Ministry officials are a third of the way through the culling of 22,300 dairy cows in a bid to control the spread of the disease Mycoplasma bovis.
Ministry for Primary Industries (MPI) response incident controller Catherine Duthie said 7550 cows and other dairy stock had been culled so far since March.
Most of the culling was likely to be completed by the end of May. “It may, however, not be completed on some properties until June or July as we are working to accommodate the circumstances of the individuals impacted by the cull.”
Some of the first farms to be cleared of animals may be able to restock them from the last week in May, enabling them to potentially have a replacement milking herd for the start of the 2018-19 season.
“The few farms that are not completed by the end of May will be because a slight delay works best for the farmers concerned.
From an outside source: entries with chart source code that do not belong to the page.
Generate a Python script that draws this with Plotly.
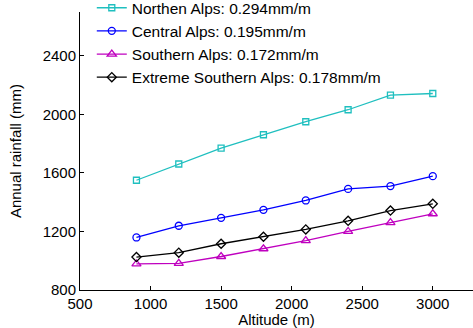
import plotly.graph_objects as go

altitude = [900, 1200, 1500, 1800, 2100, 2400, 2700, 3000]
northern = [1550, 1661, 1770, 1861, 1950, 2032, 2132, 2143]
central = [1159, 1239, 1293, 1348, 1412, 1491, 1510, 1578]
southern = [978, 982, 1029, 1082, 1137, 1200, 1261, 1321]
extreme = [1025, 1055, 1116, 1164, 1214, 1273, 1343, 1389]

names = ["Northen Alps: 0.294mm/m", "Central Alps: 0.195mm/m",
         "Southern Alps: 0.172mm/m", "Extreme Southern Alps: 0.178mm/m"]
series = [northern, central, southern, extreme]
colors = ["#1fbfbf", "#0000ff", "#bf00bf", "#000000"]
symbols = ["square-open", "circle-open", "triangle-up-open", "diamond-open"]
sizes = [6, 7, 8, 7]

fig = go.Figure()
for n, s, c, sym, sz in zip(names, series, colors, symbols, sizes):
    fig.add_trace(go.Scatter(x=altitude, y=s, name=n, mode="lines+markers",
                             line=dict(color=c, width=1.3),
                             marker=dict(symbol=sym, size=sz, color=c,
                                         line=dict(color=c, width=1.3))))

fig.update_layout(
    width=473, height=328,
    margin=dict(l=80, r=0, t=12, b=38, autoexpand=False),
    plot_bgcolor="white", paper_bgcolor="white",
    font=dict(family="Liberation Sans, Arial", size=15, color="black"),
    showlegend=True,
    legend=dict(x=0.03, y=1.075, xanchor="left", yanchor="top",
                bgcolor="rgba(0,0,0,0)", font=dict(size=15.5),
                tracegroupgap=0, itemwidth=30),
    xaxis=dict(range=[500, 3285], tickvals=[500, 1000, 1500, 2000, 2500, 3000],
               showgrid=False, zeroline=False, showline=True, linecolor="black",
               linewidth=1, ticks="inside", ticklen=4, tickcolor="black",
               ticklabelstandoff=0, automargin=False,
               tickfont=dict(size=15),
               title=dict(text="Altitude (m)", standoff=0, font=dict(size=15))),
    yaxis=dict(range=[800, 2700], tickvals=[800, 1200, 1600, 2000, 2400],
               showgrid=False, zeroline=False, showline=True, linecolor="black",
               linewidth=1, ticks="inside", ticklen=4, tickcolor="black",
               tickfont=dict(size=15), automargin=False,
               title=dict(text="Annual rainfall (mm)", standoff=17, font=dict(size=15))),
)

fig.write_html("out.html")
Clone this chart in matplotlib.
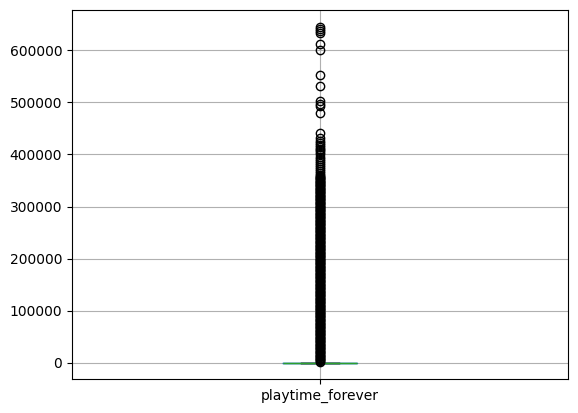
import matplotlib
matplotlib.use("Agg")
import matplotlib.pyplot as plt

# box statistics for playtime_forever (box collapses onto zero)
column = "playtime_forever"
q1 = 0
median = 0
q3 = 0
whisker_low = 0
whisker_high = 0

# sparse outliers at the top
fliers_sparse = [645000, 641000, 637000, 633000, 613000, 600000, 552000, 531000,
                 502000, 497000, 493000, 480000, 442000, 431000, 426000, 422000,
                 419000, 415000, 411000, 408000, 404000, 400000, 396000, 392000,
                 388000, 384000, 380000, 376000, 372000, 368000, 364000]

# dense mass of outliers (solid black column)
fliers_dense = [
    1500, 3000, 4500, 6000, 7500, 9000, 10500, 12000, 13500, 15000, 16500, 18000,
    19500, 21000, 22500, 24000, 25500, 27000, 28500, 30000, 31500, 33000, 34500, 36000,
    37500, 39000, 40500, 42000, 43500, 45000, 46500, 48000, 49500, 51000, 52500, 54000,
    55500, 57000, 58500, 60000, 61500, 63000, 64500, 66000, 67500, 69000, 70500, 72000,
    73500, 75000, 76500, 78000, 79500, 81000, 82500, 84000, 85500, 87000, 88500, 90000,
    91500, 93000, 94500, 96000, 97500, 99000, 100500, 102000, 103500, 105000, 106500, 108000,
    109500, 111000, 112500, 114000, 115500, 117000, 118500, 120000, 121500, 123000, 124500, 126000,
    127500, 129000, 130500, 132000, 133500, 135000, 136500, 138000, 139500, 141000, 142500, 144000,
    145500, 147000, 148500, 150000, 151500, 153000, 154500, 156000, 157500, 159000, 160500, 162000,
    163500, 165000, 166500, 168000, 169500, 171000, 172500, 174000, 175500, 177000, 178500, 180000,
    181500, 183000, 184500, 186000, 187500, 189000, 190500, 192000, 193500, 195000, 196500, 198000,
    199500, 201000, 202500, 204000, 205500, 207000, 208500, 210000, 211500, 213000, 214500, 216000,
    217500, 219000, 220500, 222000, 223500, 225000, 226500, 228000, 229500, 231000, 232500, 234000,
    235500, 237000, 238500, 240000, 241500, 243000, 244500, 246000, 247500, 249000, 250500, 252000,
    253500, 255000, 256500, 258000, 259500, 261000, 262500, 264000, 265500, 267000, 268500, 270000,
    271500, 273000, 274500, 276000, 277500, 279000, 280500, 282000, 283500, 285000, 286500, 288000,
    289500, 291000, 292500, 294000, 295500, 297000, 298500, 300000, 301500, 303000, 304500, 306000,
    307500, 309000, 310500, 312000, 313500, 315000, 316500, 318000, 319500, 321000, 322500, 324000,
    325500, 327000, 328500, 330000, 331500, 333000, 334500, 336000, 337500, 339000, 340500, 342000,
    343500, 345000, 346500, 348000, 349500, 351000, 352500, 354000, 355500, 357000, 358500, 360000,
]

stats = [{
    "label": column,
    "med": median,
    "q1": q1,
    "q3": q3,
    "whislo": whisker_low,
    "whishi": whisker_high,
    "fliers": fliers_dense + fliers_sparse,
}]

fig = plt.figure(figsize=(5.78, 4.13), dpi=100)
ax = fig.add_axes([72 / 578, (413 - 379.3) / 413, 496 / 578, 369 / 413])

ax.bxp(stats,
       boxprops=dict(color="C0", zorder=1.6),
       whiskerprops=dict(color="C0", zorder=1.6),
       medianprops=dict(color="C2", zorder=1.9),
       capprops=dict(color="k", zorder=1.7))
ax.grid(True)

fig.savefig("out.png", dpi=100)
All infected properties are under quarantine lockdown while the cull is taking place.”
MPI figures show 32 farms are infected with M. bovis, which can cause lameness, mastitis and abortions in cows. MPI said all farms are linked to the original infected properties because of animal movements and have been caused by close animal contact. An additional 4000 cows were killed in an earlier cull late last year.
Farms can only be restocked once a 60-day stand-down period had passed. Generally the 60 days starts once the farm has been emptied of all animals.
“There are some exceptions such as if effluent has been applied to pasture. If this has occurred, the farm must be free of stock for 60 days after the last application of effluent. So, taking this into account, some farms that were first to have cattle culled will be able to restock from approximately the last week in May,” said Duthie.
MPI said it would depend on the individual circumstances of farmers whether they would need to wait to receive compensation before being financially able to purchase new stock. Some farmers had received part-payments of compensation to assist with cashflow.
Compensation for loss of income if farmers were not in a position to have a milking herd in the 2018-19 season, would be assessed on a case-by-case basis. “The general rule is that farmers should be no worse off, but also no better off as a result of legal directions made by MPI as part of measures to control a biosecurity risk organism.”
South Canterbury Federated Farmers dairy spokesman Ryan O’Sullivan said it was best that the cull proceeded as soon as possible.
“If I was in their shoes, once the decision had been made to cull, I’d want the process done as quickly as possible.
“It’s a difficult time of the year as meat works are dealing with a lot of cull cows anyway.”
PGG Wrightson national dairy livestock manager Paul Edwards said the market should be able to supply sufficient numbers to restock farms without having a significant impact on pricing. “It is a big number of animals, but I am confident the market will satisfy requirements.”